Market recover from ISM’s and incorrect reports

Mixed reports on the ISM manufacturing numbers had investors guessing which report was right. In the end the number we near expectations, but the guessing game kept investors in check relative to an impact from any positive news. The data was close to expectations, but we are still not getting the growth expected for the second quarter and raise enough questions for the market to close flat on the day. This is a week full of data and the challenge will be how investors interpret it all the way through the jobs report on Friday. We have to be cautious and take what the market gives looking forward.

Transports, semiconductors, industrials, materials and consumer discretionary were the upside leaders on a slow day for stocks. Still a mix of defensive versus growth in the move and the volume remains on the low side. One day at a time as we make progress towards the answer on near term direction.

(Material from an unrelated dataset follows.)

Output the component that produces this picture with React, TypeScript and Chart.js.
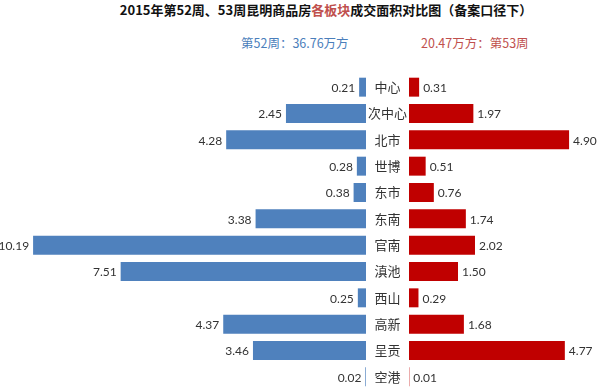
import React, { useEffect, useRef } from "react";
import { Chart, registerables } from "chart.js";

Chart.register(...registerables);

const categories = ["中心", "次中心", "北市", "世博", "东市", "东南", "官南", "滇池", "西山", "高新", "呈贡", "空港"];
const week52 = [0.21, 2.45, 4.28, 0.28, 0.38, 3.38, 10.19, 7.51, 0.25, 4.37, 3.46, 0.02];
const week53 = [0.31, 1.97, 4.9, 0.51, 0.76, 1.74, 2.02, 1.5, 0.29, 1.68, 4.77, 0.01];
const week52Label = "第52周：36.76万方";
const week53Label = "20.47万方：第53周";
const titleParts = ["2015年第52周、53周昆明商品房", "各板块", "成交面积对比图（备案口径下）"];

const BLUE = "#4F81BD";
const RED = "#C00000";
const LABEL_FONT = "12px Lato, 'Noto Sans', sans-serif";
const CAT_FONT = "13px 'Noto Sans CJK SC', sans-serif";

function makeValuePlugin(side: "left" | "right", values: number[]) {
  return {
    id: "valueLabels_" + side,
    afterDatasetsDraw(chart: any) {
      const ctx = chart.ctx;
      const meta = chart.getDatasetMeta(0);
      ctx.save();
      ctx.font = LABEL_FONT;
      ctx.fillStyle = "#333";
      ctx.textBaseline = "middle";
      meta.data.forEach((el: any, i: number) => {
        const txt = values[i].toFixed(2);
        if (side === "left") {
          ctx.textAlign = "right";
          ctx.fillText(txt, el.x - 4, el.y + 1);
        } else {
          ctx.textAlign = "left";
          ctx.fillText(txt, el.x + 4, el.y + 1);
        }
      });
      ctx.restore();
    },
  };
}

const categoryPlugin = {
  id: "categoryLabels",
  afterDraw(chart: any) {
    const ctx = chart.ctx;
    const yScale = chart.scales.y;
    const x = chart.chartArea.left - 21.5;
    ctx.save();
    ctx.font = CAT_FONT;
    ctx.fillStyle = "#333";
    ctx.textAlign = "center";
    ctx.textBaseline = "middle";
    categories.forEach((c, i) => {
      ctx.fillText(c, x, yScale.getPixelForValue(i));
    });
    ctx.restore();
  },
};

function SideChart(props: { side: "left" | "right"; width: number; left: number }) {
  const ref = useRef<HTMLCanvasElement | null>(null);
  const { side, width, left } = props;
  useEffect(() => {
    if (!ref.current) return;
    const values = side === "left" ? week52 : week53;
    const plotWidth = side === "left" ? width : width - 43;
    const pxPerUnit = 32.67;
    const plugins: any[] = [makeValuePlugin(side, values)];
    if (side === "right") plugins.push(categoryPlugin);
    const chart = new Chart(ref.current, {
      type: "bar",
      data: {
        labels: categories,
        datasets: [
          {
            data: values,
            backgroundColor: side === "left" ? BLUE : RED,
            borderWidth: 0,
            barPercentage: 0.72,
            categoryPercentage: 1,
          },
        ],
      },
      options: {
        indexAxis: "y",
        responsive: false,
        animation: false,
        devicePixelRatio: 1,
        layout: { padding: { left: side === "right" ? 43 : 0, right: 0, top: 0, bottom: 0 } },
        plugins: { legend: { display: false }, tooltip: { enabled: false }, title: { display: false } },
        scales: {
          x: { display: false, min: 0, max: plotWidth / pxPerUnit, reverse: side === "left" },
          y: { display: false },
        },
      },
      plugins,
    } as any);
    return () => chart.destroy();
  }, [side, width]);
  return (
    <canvas
      ref={ref}
      width={width}
      height={316}
      style={{ position: "absolute", left, top: 74, width, height: 316 }}
    />
  );
}

export default function App() {
  return (
    <div
      style={{
        position: "absolute",
        left: 0,
        top: 0,
        width: 600,
        height: 390,
        background: "#fff",
        overflow: "hidden",
      }}
    >
      <div
        style={{
          position: "absolute",
          left: 0,
          width: 652,
          top: 1,
          textAlign: "center",
          font: "bold 13px 'Noto Sans CJK SC', sans-serif",
          color: "#111",
          whiteSpace: "nowrap",
          lineHeight: "18px",
        }}
      >
        {titleParts[0]}
        <span style={{ color: "#C0504D" }}>{titleParts[1]}</span>
        {titleParts[2]}
      </div>
      <div
        style={{
          position: "absolute",
          left: 241,
          top: 34,
          font: "12.5px 'Noto Sans CJK SC', sans-serif",
          color: "#4A7EBB",
          whiteSpace: "nowrap",
          lineHeight: "18px",
        }}
      >
        {week52Label}
      </div>
      <div
        style={{
          position: "absolute",
          left: 421,
          top: 34,
          font: "12.5px 'Noto Sans CJK SC', sans-serif",
          color: "#C0504D",
          whiteSpace: "nowrap",
          lineHeight: "18px",
        }}
      >
        {week53Label}
      </div>
      <SideChart side="left" width={366} left={0} />
      <SideChart side="right" width={234} left={366} />
    </div>
  );
}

I am traveling the next couple of days and will not post a recording per usual. The text and trading reports will be posted as usual. Thank you for your understanding.

Notes to Note:

  • The headlines today were focused on the ISM manufacturing data. What was the real number anyway? The final report was close to expectations and that kept the markets from selling off. The conspiracy theorist were alive and well of how the number was fixed to meet expectations. Whatever, the bottom line is the economic reports are still not showing any real push higher on the growth side.
  • The Volatility or VIX index remain without a pulse, but did make a run at the 12 level on the misreport for manufacturing. I remain in the camp of let it play out… attempting to pick a bottom or top of anything is a dangerous proposition. If it starts to move back above 12 I will get interested, until then just watching.
  • Interest rates got a move to the upside as the ISM manufacturing data found some confidence from investors. The yield remains near the low at 3.37% on the thirty-year bond and 2.53% on the ten-year bond. The divergence between yields and stocks is obvious and suggests something more is up or potentially wrong. Watch the bounce in yield… a follow through could push the price of bonds lower near term.
  • Apple is getting all the press to pump up the stock… The response today was a decline to $628.40. Still on the upside, but watching to see how it unfolds.
  • IWM – small caps chart posted last week made move to the 50 DMA and broke downtrend line, but has stalled as well. stronger selling early, but managed to fight back to close down 0.5%. Still looking for follow through higher or a test of the move and bounce.
  • Four key central banks report this week and worth watching to see the impact to interest rates and economic picture.
  • Google spending money on satellites that didn’t work out so well last time. Maybe this is the catalyst the stock needs to continue higher after testing support today.
  • Banks made solid move to the upside on the day. Watching to see if the regional and money center banks can advance the sectors higher.

Chart Notes:

The banks made solid move early, but following the ISM manufacturing data the advance slowed, but still made a solid move higher. The chart below of KBE shows the need to get through the next level of resistance at $32.25. If the moves can get a push higher we would be interested adding to our positions moving forward.


In the scans run for the ONE EGG model last week we stated that semiconductors remained one of the key leaders to track with SOXX or SMH. We followed up the discussion with BRCM as one of the best options on the upside with potential. That showed today with the stock jumping more than 12% on the news the company may be willing to sell off part of their business and was in talks with JP Morgan. As you can see on the chart below this trade has played out better than originally expected short term.


Breakouts are slowing some consolidation is building. Watch you downside risk and stick to your discipline.